The effect of multiphase flow on CO2 corrosion is complicated by the different flow patterns that exist, the most common being stratified, slug, and annular-mist (annular dispersed) flow. Different flow patterns affect the wetting of the steel surface. Stable water wetting, stable oil wetting, and intermittent wetting can occur, all of which greatly affect corrosion rate. Model A and Model B assume 100% water wetting if any water is present in the system, but were not intended for use with annular-mist flow regimes. Model C does take the effect of oil wetting into account, based on the quantities of water and oil present.
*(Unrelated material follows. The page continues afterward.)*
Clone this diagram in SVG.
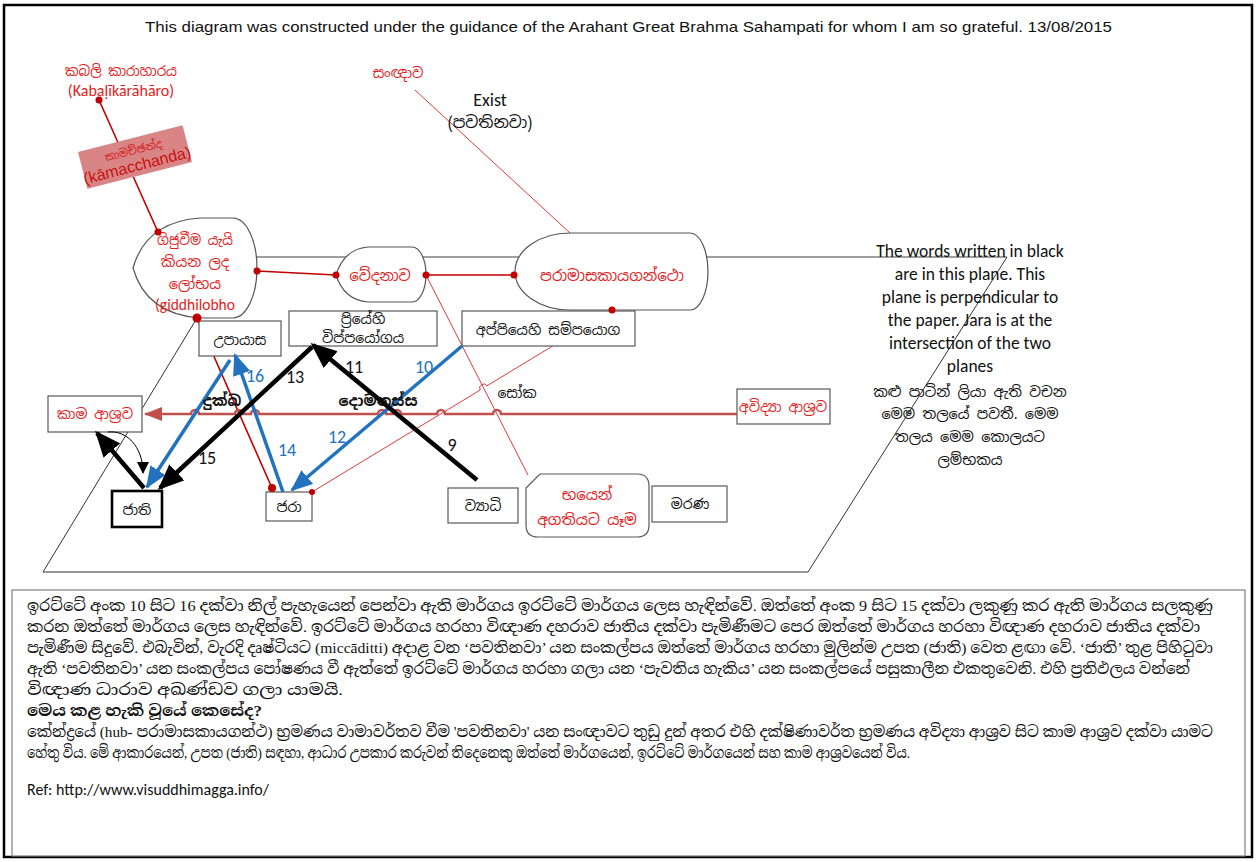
<svg xmlns="http://www.w3.org/2000/svg" width="1257" height="862" viewBox="0 0 1257 862">
  <style>
    .si { font-family: "Noto Sans Sinhala", "Noto Serif Sinhala", "Iskoola Pota", "Lohit Sinhala", "Noto Sans", sans-serif; }
    .cal { font-family: Carlito, Lato, "Liberation Sans", sans-serif; }
    .red { fill: #e41c1c; }
    .blk { fill: #111; }
    .blu { fill: #2272bf; }
    .node { fill: #fff; stroke: #555; stroke-width: 1.2; }
    .box { fill: #fff; stroke: #595959; stroke-width: 1.2; }
    .plane { fill: none; stroke: #333; stroke-width: 1; }
    .thinred { fill: none; stroke: #e23a3a; stroke-width: 1; }
    .darkred { fill: none; stroke: #c00000; stroke-width: 1.6; }
    .dot { fill: #c00000; }
    .arB { fill: none; stroke: #000; stroke-width: 4.5; }
    .arL { fill: none; stroke: #2272bf; stroke-width: 3.5; }
    .para { font-family: "Liberation Serif", "Noto Serif Sinhala", "Noto Sans Sinhala", "Iskoola Pota", serif; font-size: 15.5px; fill: #111; }
  </style>
  <defs>
    <marker id="headBlack" markerUnits="userSpaceOnUse" markerWidth="26" markerHeight="22" refX="23" refY="11" orient="auto">
      <path d="M0,0 L26,11 L0,22 Z" fill="#000"/>
    </marker>
    <marker id="headBlue" markerUnits="userSpaceOnUse" markerWidth="22" markerHeight="18" refX="20" refY="9" orient="auto">
      <path d="M0,0 L22,9 L0,18 Z" fill="#2272bf"/>
    </marker>
    <marker id="headRed" markerUnits="userSpaceOnUse" markerWidth="18" markerHeight="14" refX="17" refY="7" orient="auto">
      <path d="M0,0 L18,7 L0,14 Z" fill="#c0504d"/>
    </marker>
    <marker id="headSmall" markerUnits="userSpaceOnUse" markerWidth="12" markerHeight="12" refX="11" refY="6" orient="auto">
      <path d="M0,0 L12,6 L0,12 Z" fill="#000"/>
    </marker>
  </defs>

  <!-- page frame -->
  <rect x="4" y="5" width="1248" height="852" fill="#fff" stroke="#000" stroke-width="2.5"/>

  <text x="145" y="32" class="blk" font-family="'Liberation Sans', Arial, sans-serif" font-size="15" textLength="967" lengthAdjust="spacingAndGlyphs">This diagram was constructed under the guidance of the Arahant Great Brahma Sahampati for whom I am so grateful. 13/08/2015</text>

  <!-- planes -->
  <g id="planes">
    <line x1="236" y1="257" x2="1007" y2="257" stroke="#7f7f7f" stroke-width="1.6"/>
    <polyline class="plane" points="197,318 43,572 808,572 1007,257"/>
  </g>

  <!-- thin connectors -->
  <g id="connectors-thin">
    <line class="darkred" x1="99" y1="100" x2="158" y2="232"/>
    <line class="thinred" x1="415" y1="90" x2="570" y2="233"/>
    <line class="darkred" x1="257" y1="271" x2="336" y2="275"/>
    <line class="darkred" x1="426" y1="275" x2="514" y2="275"/>
    <line class="thinred" x1="426" y1="275" x2="528" y2="475"/>
    <path class="thinred" d="M612,310 L487,385.8 A4,4 0 0 0 480.2,390 L312,492"/>
    <line class="darkred" x1="197" y1="318" x2="272" y2="488"/>
  </g>

  <!-- sense-contact labels -->
  <g id="kabali">
    <text x="121" y="76" text-anchor="middle" class="si red" font-size="14" textLength="112" lengthAdjust="spacingAndGlyphs">කබලි කාරාහාරය</text>
    <text x="121" y="96" text-anchor="middle" class="cal red" font-size="16">(Kabaḷīkārāhāro)</text>
  </g>
  <g id="kamacchanda" transform="translate(135,157) rotate(-14.4)">
    <rect x="-54" y="-19" width="108" height="38" fill="#d98585"/>
    <text x="0" y="-3" text-anchor="middle" class="si" fill="#d42020" font-size="11">කාමච්ඡන්ද</text>
    <text x="0" y="14" text-anchor="middle" font-family="'Liberation Sans', sans-serif" fill="#c81010" font-size="16">(kāmacchanda)</text>
  </g>
  <g id="sangnava">
    <text x="398" y="78" text-anchor="middle" class="si red" font-size="14">සංඥාව</text>
  </g>
  <g id="exist">
    <text x="490" y="106" text-anchor="middle" class="cal blk" font-size="18">Exist</text>
    <text x="490" y="128" text-anchor="middle" class="si blk" font-size="16">(පවතිනවා)</text>
  </g>

  <!-- nodes on the upper plane -->
  <g id="giddhi">
    <path class="node" d="M133,268 Q146,222 200,218 L233,218 A24,50 0 0 1 233,318 L200,318 Q146,314 133,268 Z"/>
    <text x="195" y="245" text-anchor="middle" class="si red" font-size="14.5" textLength="76" lengthAdjust="spacingAndGlyphs">ගිජුවීම යැයි</text>
    <text x="195" y="267" text-anchor="middle" class="si red" font-size="14.5">කියන ලද</text>
    <text x="195" y="289" text-anchor="middle" class="si red" font-size="14.5">ලෝභය</text>
    <text x="195" y="310" text-anchor="middle" class="cal red" font-size="15.5">(giddhilobho</text>
  </g>
  <g id="vedana">
    <path class="node" d="M336,275 Q344,249 368,247 L412,247 A14,27.5 0 0 1 412,302 L368,302 Q344,300 336,275 Z"/>
    <text x="380" y="281" text-anchor="middle" class="si red" font-size="15">වේදනාව</text>
  </g>
  <g id="paramasa">
    <path class="node" d="M570,233 L690,233 A18,38.5 0 0 1 690,310 L570,310 A55,38.5 0 0 1 570,233 Z"/>
    <text x="612" y="281" text-anchor="middle" class="si red" font-size="15">පරාමාසකායගන්ථො</text>
  </g>

  <!-- boxes on the lower plane -->
  <g id="upayasa">
    <rect class="box" x="199" y="321" width="82" height="35"/>
    <text x="240" y="345" text-anchor="middle" class="si blk" font-size="14">උපායාස</text>
  </g>
  <g id="priyehi">
    <rect class="box" x="289" y="311" width="148" height="35"/>
    <text x="363" y="324" text-anchor="middle" class="si blk" font-size="14">ප්&#8205;රියේහි</text>
    <text x="363" y="343" text-anchor="middle" class="si blk" font-size="14">විප්පයෝගය</text>
  </g>
  <g id="appiyehi">
    <rect class="box" x="462" y="311" width="173" height="35"/>
    <text x="548" y="335" text-anchor="middle" class="si blk" font-size="14">අප්පියෙහි සම්පයොග</text>
  </g>
  <g id="kama-asava">
    <rect class="box" x="48" y="396" width="94" height="36"/>
    <text x="95" y="419" text-anchor="middle" class="si red" font-size="14">කාම ආශ්&#8205;රව</text>
  </g>
  <g id="avidya-asava">
    <rect class="box" x="737" y="389" width="93" height="35"/>
    <text x="783" y="412" text-anchor="middle" class="si red" font-size="14">අවිද්&#8205;යා ආශ්&#8205;රව</text>
  </g>
  <g id="jati">
    <rect x="112" y="491" width="50" height="36" fill="#fff" stroke="#000" stroke-width="2.6"/>
    <text x="137" y="515" text-anchor="middle" class="si blk" font-size="14">ජාති</text>
  </g>
  <g id="jara">
    <rect class="box" x="266" y="492" width="46" height="29"/>
    <text x="289" y="512" text-anchor="middle" class="si blk" font-size="14">ජරා</text>
  </g>
  <g id="vyadhi">
    <rect class="box" x="448" y="488" width="70" height="35"/>
    <text x="483" y="511" text-anchor="middle" class="si blk" font-size="14">ව්&#8205;යාධි</text>
  </g>
  <g id="bhayen">
    <path class="box" d="M526,488 L540,474 L637,474 Q649,474 649,486 L649,525 Q649,537 637,537 L538,537 Q526,537 526,525 Z"/>
    <text x="587" y="500" text-anchor="middle" class="si red" font-size="15">භයෙන්</text>
    <text x="587" y="525" text-anchor="middle" class="si red" font-size="15">අගතියට යෑම</text>
  </g>
  <g id="marana">
    <rect class="box" x="652" y="486" width="75" height="36"/>
    <text x="690" y="509" text-anchor="middle" class="si blk" font-size="14">මරණ</text>
  </g>

  <!-- junction dots -->
  <g id="dots">
    <circle class="dot" cx="99" cy="100" r="3.5"/>
    <circle class="dot" cx="158" cy="232" r="3.5"/>
    <circle class="dot" cx="257" cy="271" r="3.5"/>
    <circle class="dot" cx="197" cy="318" r="4.5"/>
    <circle class="dot" cx="336" cy="275" r="3.5"/>
    <circle class="dot" cx="426" cy="275" r="3.5"/>
    <circle class="dot" cx="514" cy="275" r="3.5"/>
    <circle class="dot" cx="612" cy="310" r="3.5"/>
    <circle class="dot" cx="272" cy="488" r="4"/>
    <circle class="dot" cx="312" cy="492" r="3"/>
  </g>

  <!-- paths -->
  <g id="connectors">
    <path d="M737,414 H501 a4,4 0 0 0 -8,0 H445 a4,4 0 0 0 -8,0 H401 a4,4 0 0 0 -8,0 H386 a4,4 0 0 0 -8,0 H259 a4,4 0 0 0 -8,0 H243 a4,4 0 0 0 -8,0 H199 a4,4 0 0 0 -8,0 H145" fill="none" stroke="#c0504d" stroke-width="2.6" marker-end="url(#headRed)"/>
    <line class="arL" x1="462" y1="346" x2="292" y2="490" marker-end="url(#headBlue)"/>
    <line class="arL" x1="283" y1="492" x2="235" y2="355" marker-end="url(#headBlue)"/>
    <line class="arL" x1="230" y1="360" x2="147" y2="487" marker-end="url(#headBlue)"/>
    <line class="arB" x1="477" y1="480" x2="313" y2="345" marker-end="url(#headBlack)"/>
    <line class="arB" x1="312" y1="347" x2="160" y2="488" marker-end="url(#headBlack)"/>
    <line class="arB" x1="144" y1="488" x2="97" y2="433" marker-end="url(#headBlack)"/>
    <path d="M108,432 C126,430 143,446 143,473" fill="none" stroke="#000" stroke-width="1" marker-end="url(#headSmall)"/>
  </g>

  <!-- path labels -->
  <g id="labels" font-size="18">
    <text x="255" y="382" text-anchor="middle" class="cal blu">16</text>
    <text x="287" y="456" text-anchor="middle" class="cal blu">14</text>
    <text x="424" y="373" text-anchor="middle" class="cal blu">10</text>
    <text x="337" y="443" text-anchor="middle" class="cal blu">12</text>
    <text x="295" y="383" text-anchor="middle" class="cal blk">13</text>
    <text x="354" y="373" text-anchor="middle" class="cal blk">11</text>
    <text x="452" y="451" text-anchor="middle" class="cal blk">9</text>
    <text x="207" y="464" text-anchor="middle" class="cal blk">15</text>
    <text x="222" y="406" text-anchor="middle" class="si blk" font-size="15" font-weight="bold">දුක්ඛ</text>
    <text x="378" y="406" text-anchor="middle" class="si blk" font-size="15" font-weight="bold">දොමනස්ස</text>
    <text x="517" y="398" text-anchor="middle" class="si blk" font-size="14">සෝක</text>
  </g>

  <!-- note on the planes -->
  <g id="plane-note" text-anchor="middle" class="blk">
    <text x="970" y="257" class="cal" font-size="17.5">The words written in black</text>
    <text x="970" y="280" class="cal" font-size="17.5">are in this plane. This</text>
    <text x="970" y="303" class="cal" font-size="17.5">plane is perpendicular to</text>
    <text x="970" y="326" class="cal" font-size="17.5">the paper. Jara is at the</text>
    <text x="970" y="349" class="cal" font-size="17.5">intersection of the two</text>
    <text x="970" y="372" class="cal" font-size="17.5">planes</text>
    <text x="970" y="397" class="si" font-size="14.5">කළු පාටින් ලියා ඇති වචන</text>
    <text x="970" y="419" class="si" font-size="14.5">මෙම තලයේ පවතී. මෙම</text>
    <text x="970" y="442" class="si" font-size="14.5">තලය මෙම කොලයට</text>
    <text x="970" y="465" class="si" font-size="14.5">ලම්භකය</text>
  </g>

  <!-- explanation panel -->
  <g id="explanation">
    <rect x="12" y="590" width="1233" height="266" fill="#fff" stroke="#7f7f7f" stroke-width="1.2"/>
    <text x="27" y="611" class="para" textLength="1186" lengthAdjust="spacingAndGlyphs">ඉරට්ටේ අංක 10 සිට 16 දක්වා  නිල් පැහැයෙන් පෙන්වා ඇති මාර්ගය ඉරට්ටේ මාර්ගය ලෙස හැඳින්වේ. ඔත්තේ අංක 9 සිට 15 දක්වා ලකුණු කර ඇති මාර්ගය සලකුණු</text>
    <text x="27" y="632" class="para" textLength="1173" lengthAdjust="spacingAndGlyphs">කරන ඔත්තේ මාර්ගය ලෙස හැඳින්වේ. ඉරට්ටේ මාර්ගය හරහා විඥාණ දහරාව ජාතිය දක්වා පැමිණීමට පෙර ඔත්තේ මාර්ගය හරහා විඥාණ දහරාව ජාතිය දක්වා</text>
    <text x="27" y="653" class="para" textLength="1186" lengthAdjust="spacingAndGlyphs">පැමිණීම සිදුවේ. එබැවින්, වැරදි දෘෂ්ටියට (miccāditti) අදාළ වන ‘පවතිනවා’  යන සංකල්පය ඔත්තේ මාර්ගය හරහා මුලින්ම උපත (ජාති) වෙත ළඟා වේ. ‘ජාති’ තුළ පිහිටුවා</text>
    <text x="27" y="674" class="para" textLength="1163" lengthAdjust="spacingAndGlyphs">ඇති ‘පවතිනවා’ යන සංකල්පය පෝෂණය වී ඇත්තේ ඉරට්ටේ මාර්ගය හරහා ගලා යන ‘පැවතිය හැකිය’  යන සංකල්පයේ පසුකාලීන එකතුවෙනි. එහි ප්&#8205;රතිඵලය වන්නේ</text>
    <text x="27" y="695" class="para" textLength="316" lengthAdjust="spacingAndGlyphs">විඥාණ ධාරාව අඛණ්ඩව ගලා යාමයි.</text>
    <text x="27" y="716" class="para" font-weight="bold" textLength="235" lengthAdjust="spacingAndGlyphs">මෙය කළ හැකි වූයේ කෙසේද?</text>
    <text x="27" y="737" class="para" textLength="1186" lengthAdjust="spacingAndGlyphs">කේන්ද්&#8205;රයේ (hub- පරාමාසකායගන්ථ) භ්&#8205;රමණය වාමාවර්තව වීම 'පවතිනවා'  යන සංඥාවට තුඩු දුන් අතර එහි දක්ෂිණාවර්ත භ්&#8205;රමණය අවිද්&#8205;යා ආශ්&#8205;රව සිට කාම ආශ්&#8205;රව දක්වා යාමට</text>
    <text x="27" y="758" class="para" textLength="883" lengthAdjust="spacingAndGlyphs">හේතු විය. මේ ආකාරයෙන්, උපත (ජාති) සඳහා, ආධාර උපකාර කරුවන් තිදෙනෙකු  ඔත්තේ මාර්ගයෙන්, ඉරට්ටේ මාර්ගයෙන් සහ  කාම ආශ්&#8205;රවයෙන් විය.</text>
    <text x="27" y="795" class="cal blk" font-size="16">Ref: http://www.visuddhimagga.info/</text>
  </g>
</svg>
pH has a strong influence on corrosion rate, and can directly affect it by influencing the rate of dissolution of iron into solution. One important indirect effect of pH is its influence on the formation of scale films. High pH results in the decreased solubility of iron carbonate, thus leading to an increased precipitation rate and higher scaling tendency. However, at high pH calcium carbonate scale can form, which can spall off, creating regions of high-rate localized corrosion. Figure 3 shows how, under nearly identical input conditions, different models predict distinctly different corrosion rates. Model A is quite sensitive to variation in pH and Model C has strong pH dependence due to large effects of H+ mass transport limitation, predicting very low corrosion rates when pH is above 5. In comparison, pH appears to have little effect on corrosion rates predicted using Model B. Ref 1
There are significant model-dependent variations between predicted corrosion rates by different models. Particular parameters have a greater influence on corrosion rates, depending on the model’s treatment of the parameter. This can lead to overly conservative results, in the case of Model A, or predictions showing nearly no change, as in Model B. When choosing between models, it is imperative that the model user understands the nuances and limitations of the model so that the appropriate model can be chosen, and so model predictions can be correctly interpreted in the context of the system being modeled.